Exercise goal
Set the listing down unchanged, minus every embedded image.

Data

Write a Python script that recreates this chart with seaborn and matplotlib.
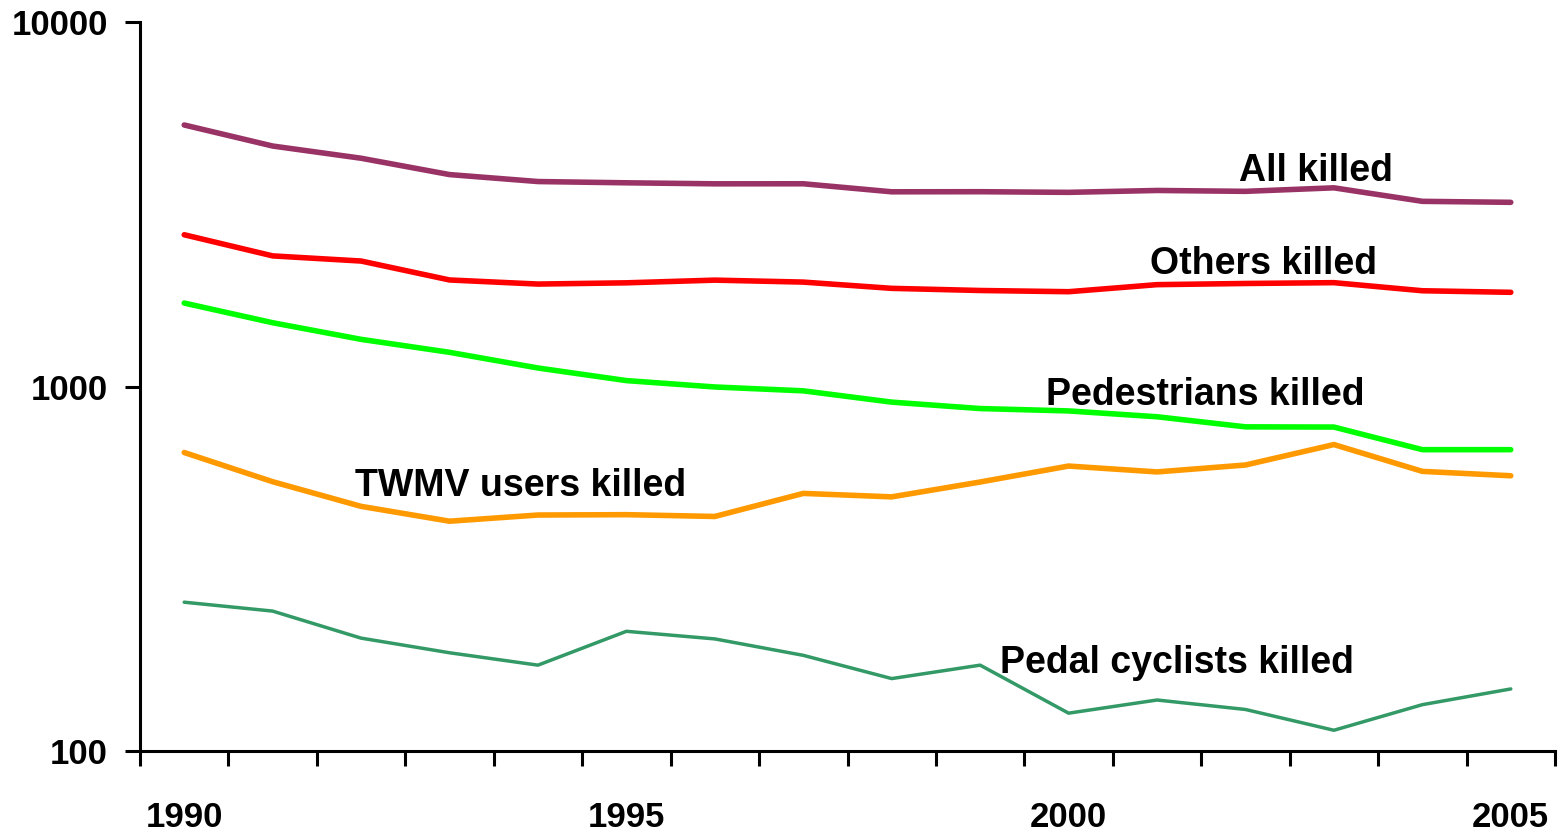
import matplotlib
matplotlib.use('Agg')
import matplotlib.pyplot as plt
from matplotlib import font_manager
from matplotlib.ticker import FixedLocator, NullLocator, NullFormatter, FuncFormatter
import pandas as pd
import seaborn as sns

years = list(range(1990, 2006))
all_killed = [5217, 4568, 4229, 3814, 3650, 3621, 3598, 3599, 3421, 3423, 3409, 3450, 3431, 3508, 3221, 3201]
others_killed = [2608, 2282, 2209, 1960, 1910, 1925, 1958, 1934, 1859, 1834, 1820, 1903, 1917, 1927, 1831, 1813]
pedestrians_killed = [1694, 1496, 1347, 1241, 1124, 1038, 997, 973, 906, 870, 857, 826, 775, 774, 671, 671]
twmv_killed = [659, 548, 469, 427, 444, 445, 440, 509, 498, 547, 605, 583, 609, 693, 585, 569]
cyclists_killed = [256, 242, 204, 186, 172, 213, 203, 183, 158, 172, 127, 138, 130, 114, 134, 148]

year_labels = [1990, 1995, 2000, 2005]

sns.set_style('white')

# narrow font if there is one, the original text is quite condensed
try:
    font_manager.findfont('Liberation Sans Narrow', fallback_to_default=False)
    fam = ['Liberation Sans Narrow', 'Liberation Sans']
    tick_size, label_size = 30, 32
except ValueError:
    fam = ['Liberation Sans']
    tick_size, label_size = 25, 27
plt.rcParams['font.family'] = fam
plt.rcParams['text.color'] = 'black'
plt.rcParams['xtick.color'] = 'black'
plt.rcParams['ytick.color'] = 'black'

df = pd.DataFrame({
    'year': years,
    'All killed': all_killed,
    'Others killed': others_killed,
    'Pedestrians killed': pedestrians_killed,
    'TWMV users killed': twmv_killed,
    'Pedal cyclists killed': cyclists_killed,
})

series = [
    ('All killed', '#993366', 4.0, (2002.8, 3900)),
    ('Others killed', '#ff0000', 4.0, (2002.2, 2170)),
    ('Pedestrians killed', '#00ff00', 4.0, (2001.55, 950)),
    ('TWMV users killed', '#ff9900', 4.0, (1993.8, 535)),
    ('Pedal cyclists killed', '#339966', 2.5, (2001.22, 174)),
]

fig = plt.figure(figsize=(15.58, 8.34), dpi=100)
ax = fig.add_axes([140 / 1558, 1 - 751 / 834, 1415 / 1558, 729 / 834])

for name, col, lw, (lx, ly) in series:
    sns.lineplot(data=df, x='year', y=name, color=col, lw=lw, ax=ax,
                 solid_capstyle='round')
    ax.text(lx, ly, name, ha='center', va='center', fontsize=label_size,
            fontweight='bold', color='black')

ax.set_yscale('log')
ax.set_ylim(100, 10000)
ax.set_xlim(1989.5, 2005.5)

ax.yaxis.set_major_locator(FixedLocator([100, 1000, 10000]))
ax.yaxis.set_minor_locator(NullLocator())
ax.yaxis.set_major_formatter(FuncFormatter(lambda v, p: '%d' % v))
ax.yaxis.set_minor_formatter(NullFormatter())

ax.xaxis.set_major_locator(FixedLocator(year_labels))
ax.xaxis.set_minor_locator(FixedLocator([y - 0.5 for y in years] + [2005.5]))
ax.set_xticklabels([str(y) for y in year_labels])

ax.tick_params(axis='y', which='major', direction='out', length=11, width=2.2,
               pad=12, labelsize=tick_size, left=True, labelcolor='black')
ax.tick_params(axis='x', which='major', length=0, pad=36, labelsize=tick_size,
               labelcolor='black')
ax.tick_params(axis='x', which='minor', direction='out', length=11, width=2.2,
               bottom=True, color='black')
for lab in ax.get_xticklabels() + ax.get_yticklabels():
    lab.set_fontweight('bold')

ax.set_xlabel('')
ax.set_ylabel('')
sns.despine(ax=ax)
for s in ['left', 'bottom']:
    ax.spines[s].set_linewidth(2.2)
    ax.spines[s].set_color('black')

fig.savefig('out.png', dpi=100)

Task solution
Write a Python script that recreates this chart with seaborn and matplotlib.
import matplotlib
matplotlib.use('Agg')
import matplotlib.pyplot as plt
from matplotlib import font_manager
from matplotlib.ticker import FixedLocator, NullLocator, NullFormatter, FuncFormatter
import pandas as pd
import seaborn as sns

years = list(range(1990, 2006))
all_killed = [5217, 4568, 4229, 3814, 3650, 3621, 3598, 3599, 3421, 3423, 3409, 3450, 3431, 3508, 3221, 3201]
others_killed = [2608, 2282, 2209, 1960, 1910, 1925, 1958, 1934, 1859, 1834, 1820, 1903, 1917, 1927, 1831, 1813]
pedestrians_killed = [1694, 1496, 1347, 1241, 1124, 1038, 997, 973, 906, 870, 857, 826, 775, 774, 671, 671]
twmv_killed = [659, 548, 469, 427, 444, 445, 440, 509, 498, 547, 605, 583, 609, 693, 585, 569]
cyclists_killed = [256, 242, 204, 186, 172, 213, 203, 183, 158, 172, 127, 138, 130, 114, 134, 148]

year_labels = [1990, 1995, 2000, 2005]

sns.set_style('white')

# narrow font if there is one, the original text is quite condensed
try:
    font_manager.findfont('Liberation Sans Narrow', fallback_to_default=False)
    fam = ['Liberation Sans Narrow', 'Liberation Sans']
    tick_size, label_size = 30, 32
except ValueError:
    fam = ['Liberation Sans']
    tick_size, label_size = 25, 27
plt.rcParams['font.family'] = fam
plt.rcParams['text.color'] = 'black'
plt.rcParams['xtick.color'] = 'black'
plt.rcParams['ytick.color'] = 'black'

df = pd.DataFrame({
    'year': years,
    'All killed': all_killed,
    'Others killed': others_killed,
    'Pedestrians killed': pedestrians_killed,
    'TWMV users killed': twmv_killed,
    'Pedal cyclists killed': cyclists_killed,
})

series = [
    ('All killed', '#993366', 4.0, (2002.8, 3900)),
    ('Others killed', '#ff0000', 4.0, (2002.2, 2170)),
    ('Pedestrians killed', '#00ff00', 4.0, (2001.55, 950)),
    ('TWMV users killed', '#ff9900', 4.0, (1993.8, 535)),
    ('Pedal cyclists killed', '#339966', 2.5, (2001.22, 174)),
]

fig = plt.figure(figsize=(15.58, 8.34), dpi=100)
ax = fig.add_axes([140 / 1558, 1 - 751 / 834, 1415 / 1558, 729 / 834])

for name, col, lw, (lx, ly) in series:
    sns.lineplot(data=df, x='year', y=name, color=col, lw=lw, ax=ax,
                 solid_capstyle='round')
    ax.text(lx, ly, name, ha='center', va='center', fontsize=label_size,
            fontweight='bold', color='black')

ax.set_yscale('log')
ax.set_ylim(100, 10000)
ax.set_xlim(1989.5, 2005.5)

ax.yaxis.set_major_locator(FixedLocator([100, 1000, 10000]))
ax.yaxis.set_minor_locator(NullLocator())
ax.yaxis.set_major_formatter(FuncFormatter(lambda v, p: '%d' % v))
ax.yaxis.set_minor_formatter(NullFormatter())

ax.xaxis.set_major_locator(FixedLocator(year_labels))
ax.xaxis.set_minor_locator(FixedLocator([y - 0.5 for y in years] + [2005.5]))
ax.set_xticklabels([str(y) for y in year_labels])

ax.tick_params(axis='y', which='major', direction='out', length=11, width=2.2,
               pad=12, labelsize=tick_size, left=True, labelcolor='black')
ax.tick_params(axis='x', which='major', length=0, pad=36, labelsize=tick_size,
               labelcolor='black')
ax.tick_params(axis='x', which='minor', direction='out', length=11, width=2.2,
               bottom=True, color='black')
for lab in ax.get_xticklabels() + ax.get_yticklabels():
    lab.set_fontweight('bold')

ax.set_xlabel('')
ax.set_ylabel('')
sns.despine(ax=ax)
for s in ['left', 'bottom']:
    ax.spines[s].set_linewidth(2.2)
    ax.spines[s].set_color('black')

fig.savefig('out.png', dpi=100)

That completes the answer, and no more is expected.